Thursday, July 30, 2009

Making the Best College Choice for Your Life

As another school year begins, juniors and seniors become increasingly focused on college. With today’s costs, more and more students and families are looking to insure that their money is well-spent. They want to feel that those tuition dollars help lead to a satisfying experience as well as to the ability to be employed following graduation.

To insure this, it is more critical than ever that students make a good match for themselves, both academically and financially. Failure to take either of these into account could involve additional expense and lead to unfullfillment and frustration.

In the early ‘70s, a NY Times reporter, Loren Pope, began writing about colleges and the disastrous choices and high dropout rates he was seeing. His research led him to publish “Colleges That Change Lives”, a book about 40 colleges across the country that do an outstanding job of educating students and preparing them for future success.

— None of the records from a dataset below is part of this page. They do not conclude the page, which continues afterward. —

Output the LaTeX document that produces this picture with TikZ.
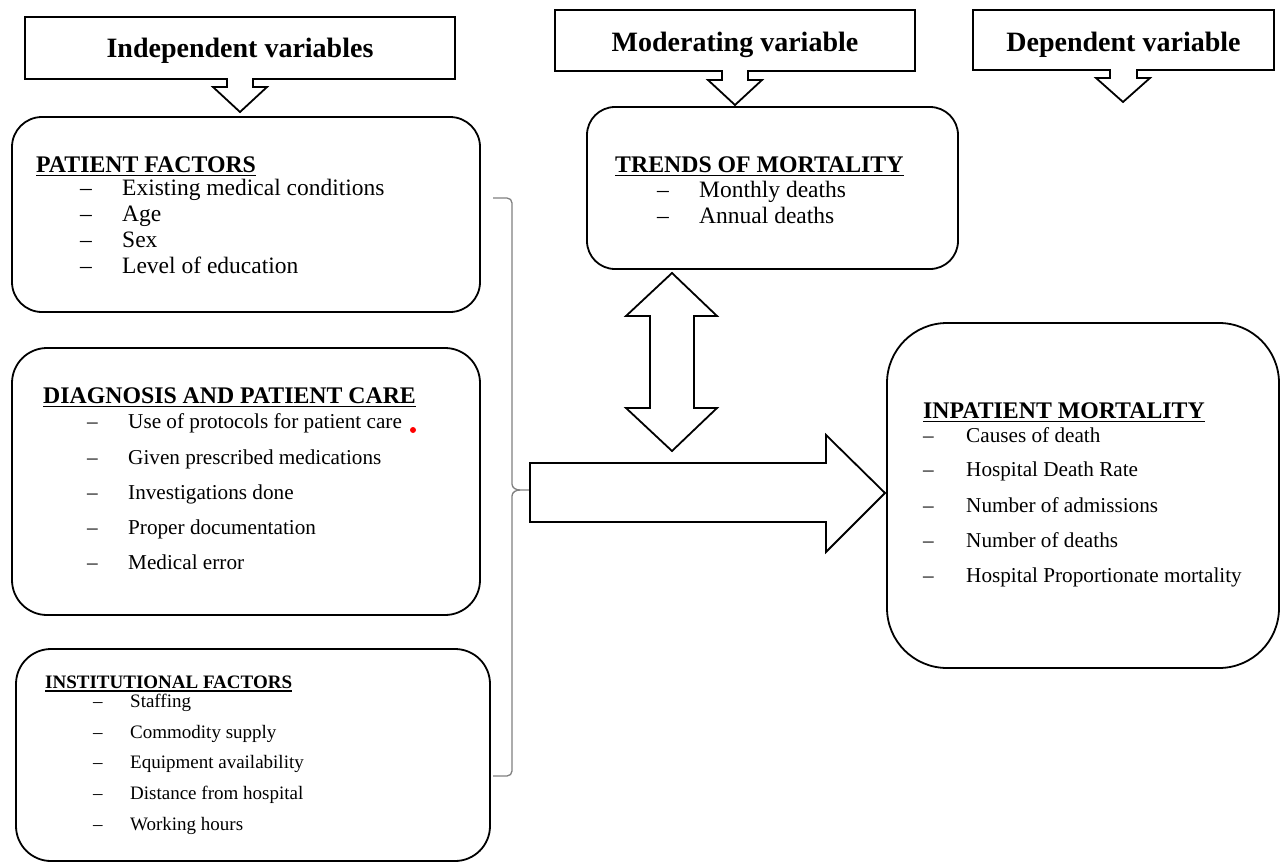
\documentclass[tikz,border=0pt]{standalone}
\usepackage{fontspec}
\setmainfont{Liberation Serif}
\begin{document}
\begin{tikzpicture}[x=1pt,y=-1pt,
  hdr/.style={draw=black, line width=1.8pt, fill=white, line join=miter},
  rbox/.style={draw=black, line width=1.8pt, inner sep=0pt},
  blockarrow/.style={draw=black, line width=1.8pt, fill=white, line join=miter},
  brace/.style={draw=gray, line width=1.3pt},
  htext/.style={inner sep=0pt, anchor=base, font=\fontsize{28}{32}\selectfont\bfseries},
  ttl/.style={inner sep=0pt, anchor=base west, font=\fontsize{23.8}{27}\selectfont\bfseries},
  ttlsmall/.style={inner sep=0pt, anchor=base west, font=\fontsize{19}{22}\selectfont\bfseries},
  itm/.style={inner sep=0pt, anchor=base west, font=\fontsize{23.5}{27}\selectfont},
  itmmid/.style={inner sep=0pt, anchor=base west, font=\fontsize{21.2}{25}\selectfont},
  itmsmall/.style={inner sep=0pt, anchor=base west, font=\fontsize{19}{22}\selectfont},
  uline/.style={line width=1.5pt}
]
\useasboundingbox (0,0) rectangle (1282,865);

% ---------- Header callouts ----------
\draw[hdr] (25,17) -- (455,17) -- (455,79) -- (253,79) -- (253,87) -- (267,87)
  -- (240,112) -- (213,87) -- (227,87) -- (227,79) -- (25,79) -- cycle;
\node[htext] (hind) at (240,57) {Independent variables};

\draw[hdr] (555,10) -- (915,10) -- (915,71) -- (748,71) -- (748,80) -- (762,80)
  -- (735,105) -- (708,80) -- (722,80) -- (722,71) -- (555,71) -- cycle;
\node[htext] (hmod) at (735,51) {Moderating variable};

\draw[hdr] (973,10) -- (1274,10) -- (1274,70) -- (1137,70) -- (1137,78) -- (1150,78)
  -- (1123,102) -- (1096,78) -- (1110,78) -- (1110,70) -- (973,70) -- cycle;
\node[htext] (hdep) at (1123.5,51) {Dependent variable};

% ---------- Patient factors ----------
\node[rbox, rounded corners=30pt, minimum width=468pt, minimum height=195pt] (pf) at (246,214.5) {};
\node[ttl] (pft) at (36,172) {PATIENT FACTORS};
\draw[uline] ([yshift=-3.5pt]pft.base west) -- ([yshift=-3.5pt]pft.base east);
\node[itm] (pfd1) at (80,195) {--};
\node[itm] (pf1) at (122,195) {Existing medical conditions};
\node[itm] (pfd2) at (80,221) {--};
\node[itm] (pf2) at (122,221) {Age};
\node[itm] (pfd3) at (80,247) {--};
\node[itm] (pf3) at (122,247) {Sex};
\node[itm] (pfd4) at (80,273) {--};
\node[itm] (pf4) at (122,273) {Level of education};

% ---------- Diagnosis and patient care ----------
\node[rbox, rounded corners=35pt, minimum width=468pt, minimum height=267pt] (dg) at (246,481.5) {};
\node[ttl] (dgt) at (43,403) {DIAGNOSIS AND PATIENT CARE};
\draw[uline] ([yshift=-3.5pt]dgt.base west) -- ([yshift=-3.5pt]dgt.base east);
\node[itmmid] (dgd1) at (87,428) {--};
\node[itmmid] (dg1) at (128,428) {Use of protocols for patient care};
\node[itmmid] (dgd2) at (87,464) {--};
\node[itmmid] (dg2) at (128,464) {Given prescribed medications};
\node[itmmid] (dgd3) at (87,499) {--};
\node[itmmid] (dg3) at (128,499) {Investigations done};
\node[itmmid] (dgd4) at (87,534) {--};
\node[itmmid] (dg4) at (128,534) {Proper documentation};
\node[itmmid] (dgd5) at (87,569) {--};
\node[itmmid] (dg5) at (128,569) {Medical error};
\fill[red] (413,430) circle (3pt);

% ---------- Institutional factors ----------
\node[rbox, rounded corners=35pt, minimum width=474pt, minimum height=212pt] (inst) at (253,755) {};
\node[ttlsmall] (instt) at (45,688) {INSTITUTIONAL FACTORS};
\draw[line width=1.2pt] ([yshift=-3pt]instt.base west) -- ([yshift=-3pt]instt.base east);
\node[itmsmall] (instd1) at (93,707) {--};
\node[itmsmall] (inst1) at (130,707) {Staffing};
\node[itmsmall] (instd2) at (93,738) {--};
\node[itmsmall] (inst2) at (130,738) {Commodity supply};
\node[itmsmall] (instd3) at (93,768) {--};
\node[itmsmall] (inst3) at (130,768) {Equipment availability};
\node[itmsmall] (instd4) at (93,799) {--};
\node[itmsmall] (inst4) at (130,799) {Distance from hospital};
\node[itmsmall] (instd5) at (93,830) {--};
\node[itmsmall] (inst5) at (130,830) {Working hours};

% ---------- Trends of mortality ----------
\node[rbox, rounded corners=28pt, minimum width=371pt, minimum height=162pt] (tr) at (772.5,188) {};
\node[ttl] (trt) at (615,172) {TRENDS OF MORTALITY};
\draw[uline] ([yshift=-3.5pt]trt.base west) -- ([yshift=-3.5pt]trt.base east);
\node[itm] (trd1) at (657,197) {--};
\node[itm] (tr1) at (699,197) {Monthly deaths};
\node[itm] (trd2) at (657,223) {--};
\node[itm] (tr2) at (699,223) {Annual deaths};

% ---------- Inpatient mortality ----------
\node[rbox, rounded corners=60pt, minimum width=392pt, minimum height=345pt] (im) at (1083,495.5) {};
\node[ttl] (imt) at (923,418) {INPATIENT MORTALITY};
\draw[uline] ([yshift=-3.5pt]imt.base west) -- ([yshift=-3.5pt]imt.base east);
\node[itmmid] (imd1) at (923,442) {--};
\node[itmmid] (im1) at (966,442) {Causes of death};
\node[itmmid] (imd2) at (923,476) {--};
\node[itmmid] (im2) at (966,476) {Hospital Death Rate};
\node[itmmid] (imd3) at (923,512) {--};
\node[itmmid] (im3) at (966,512) {Number of admissions};
\node[itmmid] (imd4) at (923,547) {--};
\node[itmmid] (im4) at (966,547) {Number of deaths};
\node[itmmid] (imd5) at (923,582) {--};
\node[itmmid] (im5) at (966,582) {Hospital Proportionate mortality};

% ---------- Brace ----------
\coordinate (btop) at (493,198);
\coordinate (bbot) at (493,776);
\coordinate (btip) at (530,490);
\draw[brace] (btop) -- (507,198) to[out=0,in=90] (512,203) -- (512,484)
  to[out=-90,in=180] (520,490) -- (btip);
\draw[brace] (520,490) to[out=180,in=90] (512,496) -- (512,771)
  to[out=-90,in=0] (507,776) -- (bbot);

% ---------- Double arrow ----------
\draw[blockarrow] (672,273) -- (717,316) -- (694,316) -- (694,408) -- (717,408)
  -- (672,451) -- (626,408) -- (650,408) -- (650,316) -- (626,316) -- cycle;

% ---------- Big arrow ----------
\draw[blockarrow] (btip) ++(0,-27) -- (826,463) -- (826,435) -- (885,493)
  -- (826,552) -- (826,522) -- (530,522) -- cycle;
\end{tikzpicture}
\end{document}
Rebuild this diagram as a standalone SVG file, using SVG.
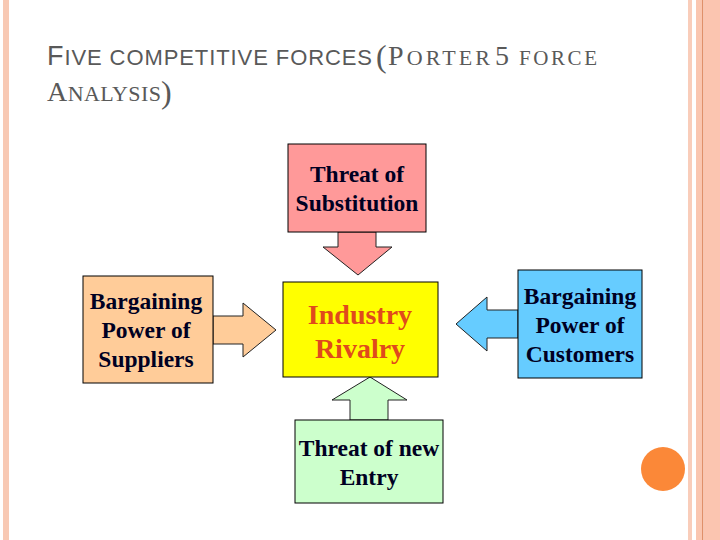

This perspective on what constitutes a “good” college turns the concept of “rankings”, as fostered by other national publications, upside-down. Over the past half dozen years, a group of the colleges described in his book have been traveling the country presenting information sessions and fairs at events call “The Colleges that Change Lives Fair”. Though these colleges are presenting themselves as excellent options and opportunities, their over-arching theme and message of what makes for a quality college education is universal.

This concept has been borne out in research studies through the National Survey of Student Engagement (NSSE) and the Center for Inquiry Study in the Liberal Arts, and has been heralded by the Educational Conservancy. All of these groups point to the fact that it is the engagement between students and faculty that is at the crux of an effective and worthwhile college education. It is not name, ranking, size, or any other “popular” factor that makes for an outstanding college education and success in life; it is instead the quality of the teaching-learning experience.

The “College That Change Lives Fair” is one of the best opportunities for students and parents to get a good picture of what educational quality can look and feel like. I encourage all students, whether they are considering one of these specific colleges or not, to attend this fair and get a fresh perspective on what makes for a great college experience.